Tuesday, August 7, 2012

Training and Part I of The Chicot Challenge

I had to report to work Monday morning. Summer is always one week too short. I had the afternoon planned since for eight years we have always been off after lunch. David reserved the pond at PD for me so I went. The water was brutally hot and I only managed 4.61 miles before I abandoned the water due to an advancing storm that displayed a lot of lightening.

Being off Tuesday, I called David who suggested another pond for me. At 8:06 a.m., I waded into a 22.2 acre pond just north of Moorhead. For awhile the water was OK, but it quickly heated and swimming became an act of survival. I pulled off 6.44 miles of swimming, and 4.45 miles of running. After all that, I just tossed in the towel. I had hoped for at least seven miles of swimming, but really hot water sucks the energy and will right out of you.

Below is the first installment of my write up of my birthday swim.



The Chicot Challenge Part I
When God Created Logs
By Zane Hodge
When God created logs, he made them look a lot like alligators. This was one of the things going through my mind as I stroked along moving at what seemed like a snail’s pace towards the state park which seemed to be a continent away. Funny what will go through your head when you’re freed from the burden of counting laps. Such is one of the joys of open water swimming: freedom.

But now I didn’t feel so free anymore. I felt like Sisyphus, condemned to swim for eternity towards a destination that could never be reached. I had been almost eight hours in the lake, and the fatigue was as much mental as physical. I was tired of being face down in the water, tired of feeling that pain in my hands, and I was ready to do something else. Anything else. Root canal? Sign me up. Scraping the house for painting? Give me a ladder. Jumping into a pit of snakes? Show me the way.

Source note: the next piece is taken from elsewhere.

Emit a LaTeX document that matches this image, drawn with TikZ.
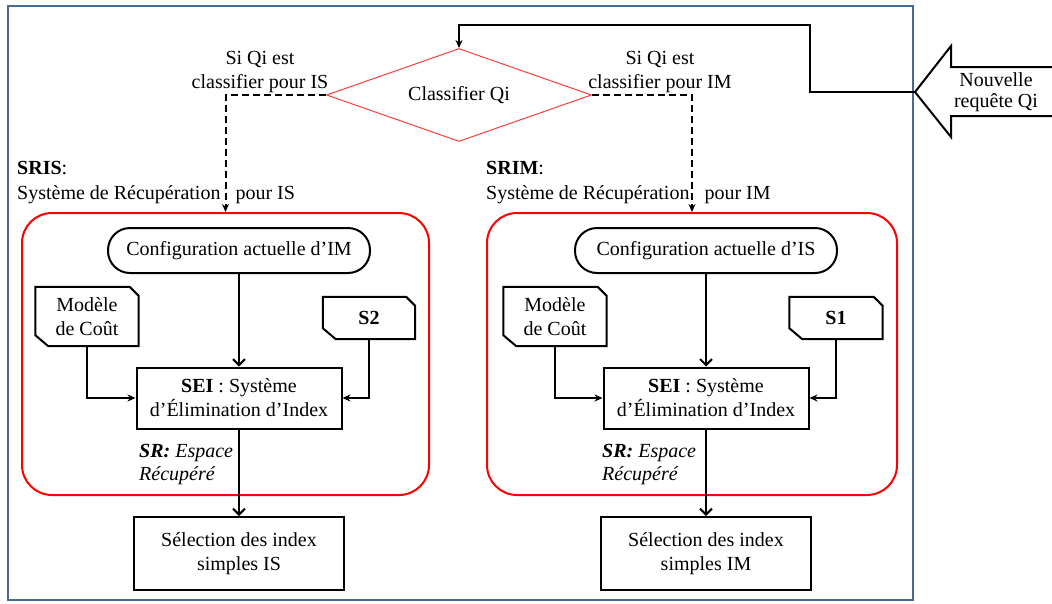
\documentclass[tikz,border=0pt]{standalone}
\usepackage{fontspec}
\setmainfont{Liberation Serif}
\usetikzlibrary{arrows.meta,shapes.geometric}
\definecolor{frameblue}{RGB}{72,104,150}
\definecolor{boxred}{RGB}{255,0,0}
\definecolor{diared}{RGB}{255,60,60}
\newcommand\cutframe[1]{\draw[line width=2pt, line join=miter] (#1.north west) -- ([xshift=-9pt]#1.north east) -- ([yshift=-9pt]#1.north east) -- (#1.south east) -- ([xshift=13pt]#1.south west) -- ([yshift=11pt]#1.south west) -- cycle;}
\begin{document}
\begin{tikzpicture}[x=1pt,y=-1pt,
  every node/.style={font=\fontsize{20}{24}\selectfont, inner sep=0pt},
  pill/.style={draw, line width=2pt, rounded corners=22pt, minimum width=262pt, minimum height=45pt},
  seibox/.style={draw, line width=2pt, minimum width=205pt, minimum height=61pt, align=center},
  selbox/.style={draw, line width=2pt, minimum width=210pt, minimum height=73pt, align=center},
  cutbox/.style={align=center},
  redbox/.style={draw=boxred, line width=2pt, rounded corners=30pt, minimum height=282pt},
  arr/.style={line width=2pt, -{Straight Barb[length=6pt,width=12pt]}},
  sidearr/.style={line width=2pt, -{Stealth[length=8pt,width=7pt]}},
  dasharr/.style={line width=2pt, dash pattern=on 7pt off 4pt, -{Stealth[length=8pt,width=7pt]}}]
\useasboundingbox (0,0) rectangle (1052,603);
\draw[frameblue, line width=2pt] (8,6) rectangle (913,600);

% decision
\node[diamond, draw=diared, line width=1pt, minimum width=265pt, minimum height=93pt, aspect=2.85] (cl) at (459,95) {Classifier Qi};
\node[align=center] (l1) at (260,72) {Si Qi est\\classifier pour IS};
\node[align=center] (l2) at (660,72) {Si Qi est\\classifier pour IM};

% incoming arrow
\coordinate (tip) at (915,92);
\node[align=center, font=\fontsize{20}{21}\selectfont] (nq) at (996,92) {Nouvelle\\requête Qi};
\draw[line width=2pt, line join=miter] (1052,67) -- (951,67) -- (951,46) -- (tip) -- (951,137) -- (951,116) -- (1052,116);
\draw[sidearr] (tip) -- (810,92) |- ([yshift=23.5pt]cl.north) -- (cl.north);

% red boxes
\node[redbox, minimum width=407pt] (r1) at (225.5,354) {};
\node[redbox, minimum width=410pt] (r2) at (692,354) {};
\draw[dasharr] (cl.west) -| (r1.north);
\draw[dasharr] (cl.east) -| (r2.north);

% titles
\node[anchor=base west] (sris) at (17,174) {\textbf{SRIS}:};
\node[anchor=base west] (srisd) at (17,199) {Système de Récupération\hspace{10pt} pour IS};
\node[anchor=base west] (srim) at (486,174) {\textbf{SRIM}:};
\node[anchor=base west] (srimd) at (486,199) {Système de Récupération\hspace{10pt} pour IM};

% left system
\node[pill] (c1) at (239,250.5) {Configuration actuelle d’IM};
\node[cutbox, minimum width=103pt, minimum height=59pt] (m1) at (87,316.5) {Modèle\\de Coût};
\cutframe{m1}
\node[cutbox, minimum width=92pt, minimum height=42pt] (s2) at (369,318) {\textbf{S2}};
\cutframe{s2}
\node[seibox] (e1) at (239,398) {\textbf{SEI} : Système\\d’Élimination d’Index};
\node[anchor=base west] (sr1a) at (139,457) {\textbf{\textit{SR:}} \textit{Espace}};
\node[anchor=base west] (sr1b) at (139,480) {\textit{Récupéré}};
\node[selbox] (sel1) at (239,553.5) {Sélection des index\\simples IS};
\draw[arr] (c1) -- (e1);
\draw[sidearr] (m1.south) |- (e1.west);
\draw[sidearr] (s2.south) |- (e1.east);
\draw[arr] (e1) -- (sel1);

% right system
\node[pill] (c2) at (706,250.5) {Configuration actuelle d’IS};
\node[cutbox, minimum width=103pt, minimum height=59pt] (m2) at (555,316.5) {Modèle\\de Coût};
\cutframe{m2}
\node[cutbox, minimum width=93pt, minimum height=42pt] (s1) at (836,318) {\textbf{S1}};
\cutframe{s1}
\node[seibox] (e2) at (706,398) {\textbf{SEI} : Système\\d’Élimination d’Index};
\node[anchor=base west] (sr2a) at (602,457) {\textbf{\textit{SR:}} \textit{Espace}};
\node[anchor=base west] (sr2b) at (602,480) {\textit{Récupéré}};
\node[selbox] (sel2) at (706,553.5) {Sélection des index\\simples IM};
\draw[arr] (c2) -- (e2);
\draw[sidearr] (m2.south) |- (e2.west);
\draw[sidearr] (s1.south) |- (e2.east);
\draw[arr] (e2) -- (sel2);
\end{tikzpicture}
\end{document}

Then I saw something that I hadn’t seen when we passed that way earlier on our out-and-back course.

“What’s that?” I asked Robin.

“A boat dock,” she answered. I wasn’t referring to the boat dock, but to the inlet of water which surprised me. I was wondering if it had a name, if it was a creek or something, and why I hadn’t noticed it before. “Just keep swimming,” she shot back. That was her manner for the day: professional, curt, whip-cracking.

I put my head down and resumed my steady stroking towards the elusive state park. A few minutes later, I picked my head up again when it didn’t seem like we were getting anywhere.

“Are we moving?” I asked.

“We’re moving Zane. Just keep swimming.”

I put my head back down and resumed what had started as a fantastic adventure but what now had become a dull task.

It’s hard to say where all of this started. You could lay the blame with finishing last year’s Swim the Suck Ten-Miler that left me with a hunger to go longer. Or you could go back to 2007 the year I did That Dam Swim, a twelve-miler. Or you could say the real source of my compulsion, my desire to complete a really long swim goes all the way back to my childhood when I was about two years old and I snuck out the back door, lost my diaper on the stoop, and took off up Tenth Street in Greenwood, Mississippi running nekkid and free. This “running free,” in one manner or another, has characterized most of my life and has become something of an obsession in my adulthood. But really, I blame it all on Randal Beets.